I'm having some trouble with BNF. I can't tell what seems to be the standard way of doing things (if there is one), and whether or not there are types like char or int or whatever already built in.

However, my main problem is not understand how the part of the BNF in curly braces works.
Given something like:

exp    : term                           {$$ = $1;}  
| exp '+' term                   {$$ = $1 + $3;}  
| exp '-' term                   {$$ = $1 - $3;}  
;  

(This was handily stolen from somewhere, and is for yacc / C)

What are the things in the curly braces actually saying? I've looked at a similar thing for the happy parser generator too, and been similarly confused.

+2  A: 

The stuff within curly braces is actually C code that is executed when the corresponding rule is parsed. The $ symbols are placeholders that are replaced with the actual values parsed by yacc: $$ is the result you wish to compute, while $1 to $n represent the values of the symbols on the right-hand side of the rule.

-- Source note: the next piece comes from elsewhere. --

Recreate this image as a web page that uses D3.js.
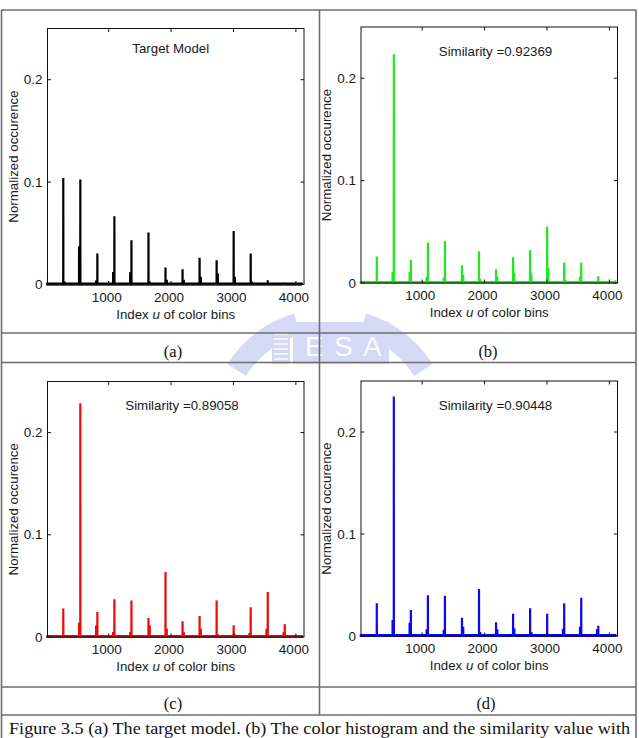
<!DOCTYPE html>
<html>
<head>
<meta charset="utf-8">
<script src="https://cdn.jsdelivr.net/npm/d3@7"></script>
<style>
  html, body { margin: 0; padding: 0; background: #fff; }
  svg { display: block; }
  .ax text { font-family: "Liberation Sans", Arial, sans-serif; fill: #1a1a1a; }
</style>
</head>
<body>
<svg id="fig" width="639" height="738"></svg>
<script>
// ---------------- DATA ----------------
// peak bin indices (r=g=b grey bins of a 16x16x16 colour histogram)
const peakBins = [273, 546, 819, 1092, 1365, 1638, 1911, 2184, 2457, 2730, 3003, 3276, 3549, 3822, 4095];

// (a) target model
const aMain   = [0.1040, 0.1026, 0.0302, 0.0666, 0.0432, 0.0507, 0.0166, 0.0149, 0.0260, 0.0237, 0.0523, 0.0302, 0.0042, 0.0017, 0.0017];
const aSecond = [0.0030, 0.0374, 0.0040, 0.0123, 0.0120, 0.0030, 0.0046, 0.0046, 0.0075, 0.0107, 0.0075, 0.0030, 0, 0, 0];
const aOffset = [20, -20, -20, -20, -20, 20, 20, 20, 20, 20, 20, 20, 0, 0, 0];

// (b) similarity 0.92369
const bMain   = [0.0258, 0.2235, 0.0228, 0.0395, 0.0411, 0.0173, 0.0310, 0.0134, 0.0251, 0.0323, 0.0548, 0.0199, 0.0199, 0.0065, 0.0026];
const bSecond = [0, 0.0108, 0.0108, 0.0060, 0.0050, 0.0080, 0.0040, 0.0060, 0.0100, 0.0085, 0.0150, 0.0030, 0.0060, 0, 0];
const bOffset = [0, -20, -20, -20, -20, 20, 20, 20, 20, 20, 20, 20, -20, 0, 0];

// (c) similarity 0.89058
const cMain   = [0.0278, 0.2288, 0.0245, 0.0369, 0.0356, 0.0186, 0.0637, 0.0154, 0.0206, 0.0356, 0.0114, 0.0291, 0.0441, 0.0124, 0.0020];
const cSecond = [0, 0.0140, 0.0114, 0.0050, 0.0050, 0.0114, 0.0080, 0.0050, 0.0080, 0.0026, 0.0026, 0.0040, 0.0080, 0.0050, 0];
const cOffset = [0, -20, -20, -20, -20, 20, 20, 20, 20, 20, 20, -20, -20, -20, 0];

// (d) similarity 0.90448
const dMain   = [0.0320, 0.2347, 0.0255, 0.0400, 0.0395, 0.0180, 0.0460, 0.0134, 0.0219, 0.0271, 0.0219, 0.0320, 0.0376, 0.0101, 0.0020];
const dSecond = [0, 0.0157, 0.0130, 0.0065, 0.0060, 0.0090, 0.0040, 0.0065, 0.0075, 0.0040, 0, 0.0070, 0.0090, 0.0065, 0];
const dOffset = [0, -20, -20, -20, -20, 20, 20, 20, 20, 20, 0, -20, -20, -20, 0];

const xTicks = [1000, 2000, 3000, 4000];
const yTicks = [0, 0.1, 0.2];
const yTickLabels = ["0", "0.1", "0.2"];
const xDomain = [20, 4130];
const yDomain = [0, 0.25];
const nBins = 4096;

const titles = ["Target Model", "Similarity =0.92369", "Similarity =0.89058", "Similarity =0.90448"];
const subLabels = ["(a)", "(b)", "(c)", "(d)"];
const xLabelPre = "Index ", xLabelVar = "u", xLabelPost = " of color bins";
const yLabel = "Normalized occurence";
const caption = "Figure 3.5 (a) The target model. (b) The color histogram and the similarity value with";

// ---------------- LAYOUT ----------------
const svg = d3.select("#fig");
const borderColor = "#6e6e6e";

// watermark (faint logo behind the table)
const wm = svg.append("g").attr("opacity", 0.38);
const wmc = "#8fa0e8";
const arc = d3.arc();
wm.append("path")
  .attr("transform", "translate(330,430)")
  .attr("d", arc({innerRadius: 100, outerRadius: 122, startAngle: -1.0, endAngle: -0.3}))
  .attr("fill", wmc);
wm.append("path")
  .attr("transform", "translate(330,430)")
  .attr("d", arc({innerRadius: 100, outerRadius: 122, startAngle: 0.3, endAngle: 1.0}))
  .attr("fill", wmc);
wm.append("rect").attr("x", 272).attr("y", 330).attr("width", 18).attr("height", 34).attr("fill", wmc);
wm.append("rect").attr("x", 293).attr("y", 322).attr("width", 96).attr("height", 42).attr("fill", wmc);
for (let i = 0; i < 6; i++) {
  wm.append("line").attr("x1", 274).attr("x2", 288).attr("y1", 334 + i * 5).attr("y2", 334 + i * 5)
    .attr("stroke", "#fff").attr("stroke-width", 1.5);
}
wm.selectAll("text.wm").data(["E", "S", "A"]).join("text")
  .attr("x", (d, i) => 305 + i * 29).attr("y", 356)
  .attr("font-family", "Liberation Sans, Arial, sans-serif").attr("font-size", 28)
  .attr("fill", "#fff").attr("opacity", 0.9).text(d => d);

// table lines
const hLines = [10, 333, 362.5, 687, 715];
const tb = svg.append("g").attr("stroke", borderColor).attr("stroke-width", 1.6).attr("fill", "none");
hLines.forEach(y => tb.append("line").attr("x1", 1).attr("x2", 636).attr("y1", y).attr("y2", y));
tb.append("line").attr("x1", 1.5).attr("x2", 1.5).attr("y1", 10).attr("y2", 738);
tb.append("line").attr("x1", 636).attr("x2", 636).attr("y1", 10).attr("y2", 738);
tb.append("line").attr("x1", 319.5).attr("x2", 319.5).attr("y1", 10).attr("y2", 715);

// sub-figure labels
const subPos = [[173, 351.5], [488, 351.5], [173, 703.5], [486, 703.5]];
svg.selectAll("text.sub").data(subLabels).join("text")
  .attr("class", "sub")
  .attr("x", (d, i) => subPos[i][0]).attr("y", (d, i) => subPos[i][1])
  .attr("text-anchor", "middle").attr("dominant-baseline", "central")
  .attr("font-family", "Liberation Serif, 'Times New Roman', serif").attr("font-size", 16.5)
  .attr("fill", "#111").text(d => d);

svg.append("text")
  .attr("x", 9).attr("y", 734)
  .attr("font-family", "Liberation Serif, 'Times New Roman', serif").attr("font-size", 17)
  .attr("textLength", 621).attr("lengthAdjust", "spacingAndGlyphs")
  .attr("fill", "#111").text(caption);

// ---------------- PANELS ----------------
const panels = [
  {main: aMain, second: aSecond, offset: aOffset, color: "#000000", box: [47.5, 304, 28.5, 284.5], title: titles[0], tdy: 19.5},
  {main: bMain, second: bSecond, offset: bOffset, color: "#1fe81f", box: [361, 617.5, 27, 283], title: titles[1], tdy: 24.5},
  {main: cMain, second: cSecond, offset: cOffset, color: "#ee0a0a", box: [47.5, 304, 381.5, 637], title: titles[2], tdy: 23.5},
  {main: dMain, second: dSecond, offset: dOffset, color: "#0a0aee", box: [361, 617.5, 381, 636], title: titles[3], tdy: 24}
];

panels.forEach((p, pi) => {
  const [x0, x1, y0, y1] = p.box;
  const x = d3.scaleLinear().domain(xDomain).range([x0, x1]);
  const y = d3.scaleLinear().domain(yDomain).range([y1, y0]);
  const g = svg.append("g").attr("class", "ax");

  // build the histogram polyline from the data arrays
  const pts = [[1, 0]];
  peakBins.forEach((b, i) => {
    const items = [[b, p.main[i]]];
    if (p.second[i] > 0) items.push([b + p.offset[i], p.second[i]]);
    items.forEach(([bb, v]) => { pts.push([bb - 1, 0], [bb, v], [bb + 1, 0]); });
  });
  pts.push([nBins, 0]);
  pts.sort((u, v) => u[0] - v[0]);

  const line = d3.line().x(d => x(d[0])).y(d => y(d[1]));

  g.append("rect").attr("x", x0).attr("y", y0).attr("width", x1 - x0).attr("height", y1 - y0)
    .attr("fill", "#fff").attr("stroke", "none");

  g.append("path").attr("d", line(pts)).attr("fill", "none")
    .attr("stroke", p.color).attr("stroke-width", 2.2).attr("stroke-linejoin", "bevel");
  // zero-level trace (thick baseline of the histogram line)
  g.append("path").attr("d", line([[1, 0], [nBins, 0]])).attr("fill", "none")
    .attr("stroke", p.color).attr("stroke-width", 2.6).attr("transform", "translate(0,-0.6)");

  g.append("rect").attr("x", x0).attr("y", y0).attr("width", x1 - x0).attr("height", y1 - y0)
    .attr("fill", "none").attr("stroke", "#111").attr("stroke-width", 1);

  // ticks (inward) on all four sides
  const tl = 3.5;
  xTicks.forEach(t => {
    g.append("line").attr("x1", x(t)).attr("x2", x(t)).attr("y1", y1).attr("y2", y1 - tl).attr("stroke", "#111");
    g.append("line").attr("x1", x(t)).attr("x2", x(t)).attr("y1", y0).attr("y2", y0 + tl).attr("stroke", "#111");
  });
  yTicks.forEach(t => {
    g.append("line").attr("x1", x0).attr("x2", x0 + tl).attr("y1", y(t)).attr("y2", y(t)).attr("stroke", "#111");
    g.append("line").attr("x1", x1).attr("x2", x1 - tl).attr("y1", y(t)).attr("y2", y(t)).attr("stroke", "#111");
  });

  // tick labels
  g.selectAll("text.xt").data(xTicks).join("text").attr("class", "xt")
    .attr("x", d => x(d) - 2).attr("y", y1 + 12.5)
    .attr("text-anchor", "middle").attr("dominant-baseline", "central")
    .attr("font-size", 13.5).text(d => d);
  g.selectAll("text.yt").data(yTicks).join("text").attr("class", "yt")
    .attr("x", x0 - 5).attr("y", d => y(d))
    .attr("text-anchor", "end").attr("dominant-baseline", "central")
    .attr("font-size", 13.5).text((d, i) => yTickLabels[i]);

  // axis labels
  const xl = g.append("text").attr("x", (x0 + x1) / 2).attr("y", y1 + 29)
    .attr("text-anchor", "middle").attr("dominant-baseline", "central").attr("font-size", 13.3);
  xl.append("tspan").text(xLabelPre);
  xl.append("tspan").attr("font-style", "italic").text(xLabelVar);
  xl.append("tspan").text(xLabelPost);

  g.append("text")
    .attr("transform", `translate(${x0 - 34.3},${(y0 + y1) / 2}) rotate(-90)`)
    .attr("text-anchor", "middle").attr("dominant-baseline", "central")
    .attr("font-size", 13.3).text(yLabel);

  // title inside the axes
  const tx = pi === 0 ? (x0 + x1) / 2 - 5 : x0 + 77 + 57.5;
  g.append("text").attr("x", tx).attr("y", y0 + p.tdy)
    .attr("text-anchor", "middle").attr("dominant-baseline", "central")
    .attr("font-size", 13.3).text(p.title);
});
</script>
</body>
</html>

For example, the rule exp '+' term { $$ = $1 + $3; }, $1 refers to the exp and $3 is the term, so this says that when this rule is parsed, add exp and term to get the result.

casablanca
+2  A: 

You need to distinguish between BNF in general (and EBNF) and the Yacc syntax. What the braces mean in BNF varies with dialect; it often means 'choose one of the alternatives', or it can be associated with repetition, or both. In EBNF (ISO 14977:1996), '{ ... }' means repeat zero or more times, and '{ ... }-' means repeat one or more times (and why that is a '-' and not a '+' is mysterious). The IETF uses RFC-5234 and its dialect of BNF does not use '{}' at all.

In a Yacc grammar, though, the braces enclose the actions to be performed when the rule is matched (reduced in the jargon). So, the '{$$ = $1;}' action means 'assign the value matched by 'term' to the result of reducing 'exp ::= term' (using another variant of BNF).